The events in Port Said happened “as security services stood by and did nothing, like they did in previous events, and perhaps they even contributed to the massacre,” wrote Ibrahim Mansur, a columnist for independent daily Al-Tahrir.
Viewers were shocked when state television showed footage of black-clad riot police standing rigidly as pandemonium erupted in the stadium stands and spilled onto the pitch.
“It was not a football match between Masry and Ahly. It was a bloody political battle against the revolution,” wrote Wael Qandil, a columnist at newspaper Al-Shorouq wrote.
Commentators, and now furious protesters in cities across the country, accuse military leaders of deliberately sowing chaos to justify their continued presence at the top of Egypt’s political ladder.
But Egypt’s police have come under fire for heavy-handed tactics and were recently given instructions to deal carefully with streets protests that have mushroomed since Mubarak’s fall.
The interior ministry has sacked police officers, launched public relations campaigns and changed its slogan to “the police are at the service of the people” in a bid to restore their reputation and regain trust.
But amid these pledges of a softer touch, street clashes, sectarian violence, attacks on the gas pipeline to Israel and armed robberies have only further infuriated Egyptians.

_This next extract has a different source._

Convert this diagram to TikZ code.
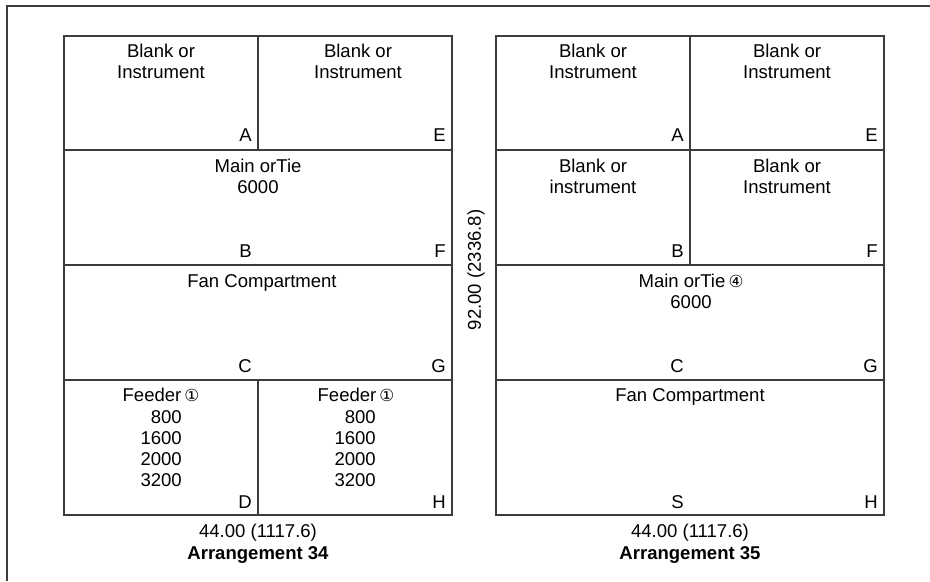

“The military regime could have returned security to the streets, as they managed to do during the elections,” said Al-Tahrir’s Mansur.
Parliamentary elections that took place over three months from November were celebrated worldwide for being safe and orderly, somewhat of an anomaly amid a current crime spree.
This week gunmen raided a money transfer company in Cairo, bringing to five the number of armed robberies in less than a week.
And last week a failed hold-up at a money exchange bureau in the Sinai resort of Sharm el-Sheikh left a French tourist dead when the four masked robbers traded fire with police as they fled they scene.
The security situation is the worst in the Sinai peninsula owing to the heavily armed resident Bedouin community.
On Friday, armed Bedouins seized two American women and their Egyptian tour guide on the road from the historic monastery of St Catherine’s in Sinai.